There's a moment in any foray into new technological territory when you realize you may have embarked on a Sisyphean task. Staring at the multitude of options available to take on the project, you research your options, read the documentation, and start to work—only to find that actually just defining the problem may be more work than finding the actual solution.
Reader, this is where I found myself two weeks into this adventure in machine learning. I familiarized myself with the data, the tools, and the known approaches to problems with this kind of data, and I tried several approaches to solving what on the surface seemed to be a simple machine-learning problem: based on past performance, could we predict whether any given Ars headline will be a winner in an A/B test?

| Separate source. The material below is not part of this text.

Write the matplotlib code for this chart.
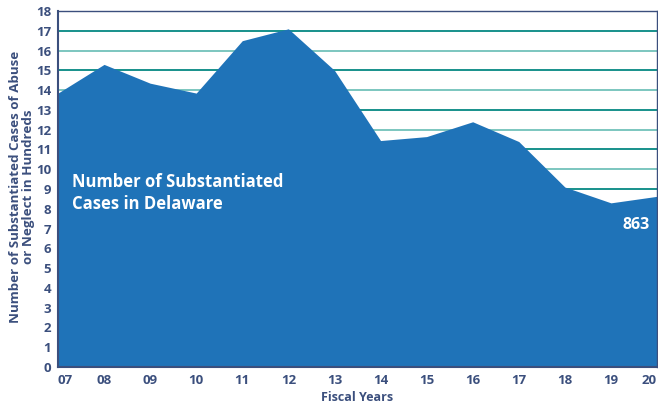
import matplotlib.pyplot as plt
import numpy as np

years = ['07', '08', '09', '10', '11', '12', '13', '14', '15', '16', '17', '18', '19', '20']
cases = [13.85, 15.3, 14.35, 13.85, 16.5, 17.1, 15.0, 11.45, 11.65, 12.4, 11.4, 9.1, 8.3, 8.63]
grid_levels = list(range(1, 18))

fill_color = '#1f73b8'
text_color = '#3b4f7d'
grid_dark = '#17918b'
grid_light = '#7cc6bf'

plt.rcParams['font.family'] = ['Open Sans', 'DejaVu Sans']
plt.rcParams['font.weight'] = 'bold'

fig = plt.figure(figsize=(6.58, 4.03), dpi=100)
ax = fig.add_axes([0.0881, 0.0893, 0.9104, 0.8834])

x = np.arange(len(years))
for i, lvl in enumerate(grid_levels):
    c = grid_dark if i % 2 == 0 else grid_light
    ax.axhline(lvl, color=c, lw=1.4, zorder=1)

ax.fill_between(x, 0, cases, color=fill_color, lw=0, zorder=2)

ax.set_xlim(0, len(years) - 1)
ax.set_ylim(0, 18)
ax.set_xticks(x)
ax.set_xticklabels(years, fontweight='bold')
ax.set_yticks(range(0, 19))
ax.set_yticklabels([str(v) for v in range(0, 19)], fontweight='bold')
ax.tick_params(length=0, colors=text_color, labelsize=9.5)
ax.tick_params(axis='x', pad=5)
ax.tick_params(axis='y', pad=5)
xl = ax.get_xticklabels()
xl[0].set_horizontalalignment('left')
xl[-1].set_horizontalalignment('right')

for s in ax.spines.values():
    s.set_color(text_color)
    s.set_linewidth(1.0)
ax.spines['left'].set_linewidth(1.5)
ax.spines['bottom'].set_linewidth(1.5)

ax.set_xlabel('Fiscal Years', color=text_color, fontsize=9, fontweight='bold', labelpad=3)
fig.text(22 / 658, 1 - 187 / 403, 'Number of Substantiated Cases of Abuse\nor Neglect in Hundreds',
         color=text_color, fontsize=9.6, fontweight='bold', rotation=90, ha='center', va='center',
         linespacing=1.0)

ax.text(0.3, 8.8, 'Number of Substantiated\nCases in Delaware', color='white', fontsize=12,
        fontweight='bold', va='center', ha='left', linespacing=1.3, zorder=3)
ax.text(12.85, 7.2, '863', color='white', fontsize=11.5, fontweight='bold', ha='right', va='center', zorder=3)

fig.savefig('out.png', dpi=100)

Things have not been going particularly well. In fact, as I finished this piece, my most recent attempt showed that our algorithm was about as accurate as a coin flip.
But at least that was a start. And in the process of getting there, I learned a great deal about the data cleansing and pre-processing that goes into any machine-learning project.
Prepping the battlefield
Our data source is a log of the outcomes from 5,500-plus headline A/B tests over the past five years—that's about as long as Ars has been doing this sort of headline shootout for each story that gets posted. Since we have labels for all this data (that is, we know whether it won or lost its A/B test), this would appear to be a supervised learning problem. All I really needed to do to prepare the data was to make sure it was properly formatted for the model I chose to use to create our algorithm.